A SCANDINAVIAN SANCTUARY
An absolutely beautiful family – tall like vikings and with Scandinavian tastes – wished for a contemporary sanctuary with clean, calm lines. Their three-level newly-built townhouse needed their personalities, warmth, style, and organization.
My intuition was working overtime in reading this family, to find what could actually help them visually, PVA-wise in their daily lives.
We wove their Scandinavian look into the space like a fine tapestry with a contemporary flair, using natural textural fabrics, simple materials, clean lines, wood, and a neutral colour palette.
This blank canvas needed a soft, airy palette of complex neutrals in Benjamin Moore paint to begin our transformation process.
The natural lighting in this townhouse was quite dark: a railroad configuration with windows at each end and facing east and west. Not exactly ideal – so, what did we do?
Using various values (or shades) of our colour palette placed on particular walls, we created the illusion of light. Additionally, an eggshell finish softly reflected the light.
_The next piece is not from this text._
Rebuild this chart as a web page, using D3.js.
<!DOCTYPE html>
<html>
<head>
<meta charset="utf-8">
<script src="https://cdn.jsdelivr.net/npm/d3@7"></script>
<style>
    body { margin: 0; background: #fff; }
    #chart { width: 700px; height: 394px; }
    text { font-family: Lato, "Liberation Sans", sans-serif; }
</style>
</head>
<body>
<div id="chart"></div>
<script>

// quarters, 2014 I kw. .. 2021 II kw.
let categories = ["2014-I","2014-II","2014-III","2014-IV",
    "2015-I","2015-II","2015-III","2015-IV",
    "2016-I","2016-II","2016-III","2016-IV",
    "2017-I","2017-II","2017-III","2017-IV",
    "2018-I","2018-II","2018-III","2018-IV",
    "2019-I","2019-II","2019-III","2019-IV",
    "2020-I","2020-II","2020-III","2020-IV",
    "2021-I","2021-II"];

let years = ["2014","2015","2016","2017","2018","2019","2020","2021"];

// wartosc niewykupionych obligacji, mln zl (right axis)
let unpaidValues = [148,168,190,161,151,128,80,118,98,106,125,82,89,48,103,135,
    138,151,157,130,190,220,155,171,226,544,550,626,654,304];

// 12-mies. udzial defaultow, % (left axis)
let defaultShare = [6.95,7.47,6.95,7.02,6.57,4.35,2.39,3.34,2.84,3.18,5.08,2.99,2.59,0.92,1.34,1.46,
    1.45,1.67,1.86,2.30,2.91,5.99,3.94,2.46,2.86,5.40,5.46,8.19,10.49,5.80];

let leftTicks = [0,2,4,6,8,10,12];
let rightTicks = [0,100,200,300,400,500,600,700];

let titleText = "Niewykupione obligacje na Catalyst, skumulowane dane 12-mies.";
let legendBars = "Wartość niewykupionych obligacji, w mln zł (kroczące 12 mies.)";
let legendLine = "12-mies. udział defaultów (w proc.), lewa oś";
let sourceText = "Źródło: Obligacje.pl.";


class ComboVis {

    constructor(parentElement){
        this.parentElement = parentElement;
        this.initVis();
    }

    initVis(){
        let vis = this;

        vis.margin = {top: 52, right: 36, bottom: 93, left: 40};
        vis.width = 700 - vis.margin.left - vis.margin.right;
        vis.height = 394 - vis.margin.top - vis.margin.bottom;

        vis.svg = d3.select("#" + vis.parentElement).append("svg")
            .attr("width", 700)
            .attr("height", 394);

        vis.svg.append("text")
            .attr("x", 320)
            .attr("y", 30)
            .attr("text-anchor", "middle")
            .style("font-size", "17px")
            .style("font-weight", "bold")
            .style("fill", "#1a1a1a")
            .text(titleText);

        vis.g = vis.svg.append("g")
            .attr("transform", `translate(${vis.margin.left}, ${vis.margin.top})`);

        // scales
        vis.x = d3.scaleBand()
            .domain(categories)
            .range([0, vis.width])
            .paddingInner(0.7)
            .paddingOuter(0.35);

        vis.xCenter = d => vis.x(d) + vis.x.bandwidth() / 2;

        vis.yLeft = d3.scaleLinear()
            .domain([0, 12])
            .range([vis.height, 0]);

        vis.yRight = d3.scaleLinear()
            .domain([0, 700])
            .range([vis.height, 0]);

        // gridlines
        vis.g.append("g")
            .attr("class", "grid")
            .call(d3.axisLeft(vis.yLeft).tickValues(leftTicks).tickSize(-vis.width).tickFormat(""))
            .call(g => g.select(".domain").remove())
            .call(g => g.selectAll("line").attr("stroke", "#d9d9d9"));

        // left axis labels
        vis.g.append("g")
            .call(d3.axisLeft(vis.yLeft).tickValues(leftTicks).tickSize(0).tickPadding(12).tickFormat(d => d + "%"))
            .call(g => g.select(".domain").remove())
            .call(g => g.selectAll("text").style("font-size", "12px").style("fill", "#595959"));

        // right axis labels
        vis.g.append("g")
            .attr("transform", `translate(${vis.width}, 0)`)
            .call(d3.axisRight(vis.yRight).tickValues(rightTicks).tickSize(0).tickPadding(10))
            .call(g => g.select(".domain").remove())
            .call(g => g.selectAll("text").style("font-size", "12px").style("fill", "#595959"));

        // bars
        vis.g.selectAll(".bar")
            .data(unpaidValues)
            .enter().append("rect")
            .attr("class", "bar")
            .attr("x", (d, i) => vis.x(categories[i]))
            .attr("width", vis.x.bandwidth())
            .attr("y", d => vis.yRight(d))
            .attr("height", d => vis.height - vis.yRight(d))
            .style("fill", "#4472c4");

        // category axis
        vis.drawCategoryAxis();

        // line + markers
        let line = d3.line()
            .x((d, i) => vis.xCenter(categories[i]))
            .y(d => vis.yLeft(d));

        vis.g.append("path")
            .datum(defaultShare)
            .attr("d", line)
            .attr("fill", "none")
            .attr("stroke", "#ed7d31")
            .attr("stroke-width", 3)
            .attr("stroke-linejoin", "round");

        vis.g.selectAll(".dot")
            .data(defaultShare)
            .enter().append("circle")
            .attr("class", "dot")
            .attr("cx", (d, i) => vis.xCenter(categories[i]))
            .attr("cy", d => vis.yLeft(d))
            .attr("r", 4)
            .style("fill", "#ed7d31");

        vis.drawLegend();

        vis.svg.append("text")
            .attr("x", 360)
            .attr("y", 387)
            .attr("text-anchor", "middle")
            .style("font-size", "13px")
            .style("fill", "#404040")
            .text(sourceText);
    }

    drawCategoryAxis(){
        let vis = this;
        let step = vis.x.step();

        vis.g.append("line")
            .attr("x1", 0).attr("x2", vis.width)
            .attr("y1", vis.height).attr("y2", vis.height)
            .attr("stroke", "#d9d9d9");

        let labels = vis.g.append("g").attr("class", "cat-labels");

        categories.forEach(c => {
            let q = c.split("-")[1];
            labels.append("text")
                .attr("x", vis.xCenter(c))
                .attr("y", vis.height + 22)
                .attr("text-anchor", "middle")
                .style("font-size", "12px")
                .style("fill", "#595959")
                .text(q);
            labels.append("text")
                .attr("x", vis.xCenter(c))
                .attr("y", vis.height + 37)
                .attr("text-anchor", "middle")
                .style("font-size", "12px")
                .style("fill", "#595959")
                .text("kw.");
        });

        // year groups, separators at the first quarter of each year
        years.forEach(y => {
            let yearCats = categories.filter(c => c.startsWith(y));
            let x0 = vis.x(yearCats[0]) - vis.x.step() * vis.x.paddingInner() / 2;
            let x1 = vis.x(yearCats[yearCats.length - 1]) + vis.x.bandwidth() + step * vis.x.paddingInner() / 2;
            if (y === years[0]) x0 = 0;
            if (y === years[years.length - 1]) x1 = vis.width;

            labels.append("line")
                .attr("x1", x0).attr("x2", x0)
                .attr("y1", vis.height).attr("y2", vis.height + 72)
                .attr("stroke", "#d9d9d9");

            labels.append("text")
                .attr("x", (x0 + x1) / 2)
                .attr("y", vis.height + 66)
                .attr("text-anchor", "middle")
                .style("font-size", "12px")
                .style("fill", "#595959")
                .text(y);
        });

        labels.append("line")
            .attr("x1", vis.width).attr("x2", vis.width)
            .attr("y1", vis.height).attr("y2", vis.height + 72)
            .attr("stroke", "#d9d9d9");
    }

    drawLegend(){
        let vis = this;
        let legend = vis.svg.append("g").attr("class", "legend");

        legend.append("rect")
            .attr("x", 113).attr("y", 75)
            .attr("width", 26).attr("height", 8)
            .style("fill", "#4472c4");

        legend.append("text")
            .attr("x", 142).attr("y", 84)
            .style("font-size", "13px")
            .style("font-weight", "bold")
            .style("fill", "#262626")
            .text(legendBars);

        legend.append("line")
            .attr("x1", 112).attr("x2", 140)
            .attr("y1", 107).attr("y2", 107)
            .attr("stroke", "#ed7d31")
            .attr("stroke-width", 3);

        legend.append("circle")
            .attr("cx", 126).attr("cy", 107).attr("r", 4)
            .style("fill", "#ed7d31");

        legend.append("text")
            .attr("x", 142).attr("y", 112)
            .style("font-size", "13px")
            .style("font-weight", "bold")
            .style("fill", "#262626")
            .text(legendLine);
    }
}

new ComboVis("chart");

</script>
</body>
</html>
Now those of you who are staunch users of matte finishes – this is a teaching moment. In a darker space, an eggshell finish will not look shiny, it will look almost matte with a soft glow – and in this railroad configuration, it did the trick. Even Loki would have been impressed.
One more trick: we actually used the eggshell finish on the ceiling! Now, a good painter will prevent any flashing (streaks) but this decision was again to create a soft glow to enhance the effect of the fabulous lighting we were about to install.
A Scavolini kitchen had been installed by the builder. I was surprised to see how little storage had actually been provided in this galley-style kitchen, even with its island awkwardly placed against the stairs. The high gloss white cabinetry was a good choice to reflect light but we still needed to add more storage space.
An additional cabinet was designed and installed for the kitchen with shelves and wide drawers that could fit anything, including pots and pans. Adding a silver aluminium backing to some shelves created texture and light reflection.
Chrome designer handles from Italy completed the look. The finish in Benjamin Moore’s Chantilly Lace had a soft glow and was placed between the kitchen area and dining area.
A long multipurpose wall unit was designed for the living room area and also painted in Benjamin Moore’s Chantilly Lace, topped with beautiful Italian chrome handles.
A composite wood of textured stripe, in neutral tones to match our palette, accented the shelf and entertainment areas. We added an electric fireplace and mounted the television. There was tons of space in this unit for every need and then some.
A custom sectional was designed with a chaise lounge area in a gorgeous natural weave in taupe, and additional coordinating fabrics were chosen for the accent pillows. Always paying attention to the details, a pewter leather was used to cover the buttons in this tuxedo look. Functional, beautiful, textural, and comfy!
An heirloom hand-painted green trunk was also featured as a sentimental piece with a ‘60s style lamp placed on top. Artwork from their family was beautifully framed in custom chrome frames, also reflecting light.
A custom mirror with a white frame was placed above the sectional to add yet another window of light and to reflect the beautiful elements of the wall unit. The Gods smiled.
The lighting, well thought through, was a very important element in this long space. Not only did it have to look great but it also had to function in the lighting design. A modern chrome chandelier with round elements added elegance to the living room space while a cool white funnel shaped light added to the track lighting in the kitchen area, reflecting beautifully in the cabinetry.
A large round textured pendant dropped from the ceiling over the table in the dining area like a ball of white textured yarn. In the dining area, a custom table and bench were created from reclaimed wood and grounded with metal legs.
Her mom’s vintage chairs from the ‘60s were recovered in two coordinating fabrics: the seat and chair back were reupholstered in a wipeable cream pleather, and the front of the chair in an oatmeal textural fabric to create that unexpected peek-a-boo surprise.
A vertical custom mirror was added in the space. The mirror had an antiqued texture reflecting the dining room elements in a most unique way. A cool graffiti photograph from an artist friend was custom framed and became the featured art on the wall of this lovely space.
Given the fact that the dining space was the first thing you see when entering this home, all the carefully curated details set the tone for this tranquil treasure.
It may not be Valhalla but a sanctuary it is, with a vision from Your Sacred Space.